Additional features on the iForce include a memo button on the hand controller that records voice memos should an officer need to remember something later, a customizable graphic interface, front and rear radar control on the touch screen and video sharing between vehicles. “If you’re seeing something and you’re not sure what it is, or you just want to send some situational awareness video with another car, you could send the video and they’d be able to watch it in their vehicle as they’re approaching a scene,” says Johnson.

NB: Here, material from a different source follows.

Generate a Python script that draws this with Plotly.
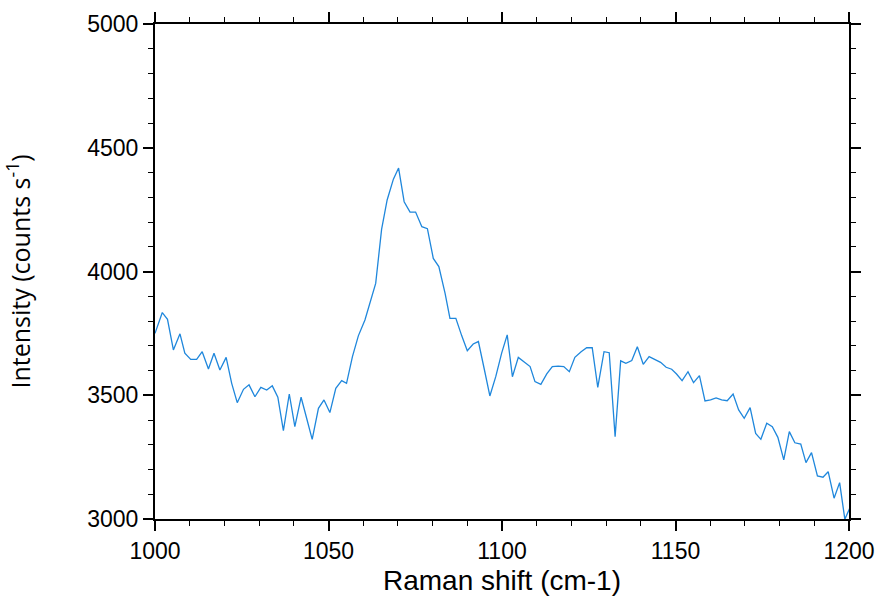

The folks at Rockwell Collins are still working on 360-degree video that will warn an officer outside of the car if there’s an impending crash, or if it detects an object on a collision course behind him or her while they’re out of the car (a horn or siren will sound). If an officer is backed up to a wall writing a report and the video detects someone or something moving up in a blind spot, it will beep and indicate where the potential threat is coming from.


Intuitive by design

During his test drive, Wallace was curious as to how quickly his deputies might ‘pick up’ on this kind of software. But Johnson assured him the iForce is intuitive by design.  In the design stages, the iForce team took into account things like what colors law enforcement might prefer, where to put the buttons and how big to make them, how to represent information, and so on. “The requirements that a helicopter pilot experiences in his high stress environment are the same kind of things that a law enforcement officer experiences in his high stress environment,” says Johnson.

Wallace’s concerns seemed unfounded, anyway, because at the end of the 25 minute drive he was navigating through the each screen with ease, and he didn’t seem none too frustrated by the experience.
“I wish I could figure out a way to put them in all my cars,” he stated “Most of the equipment that we have [now] would just interface right in with that. It would be a beautiful system to get.”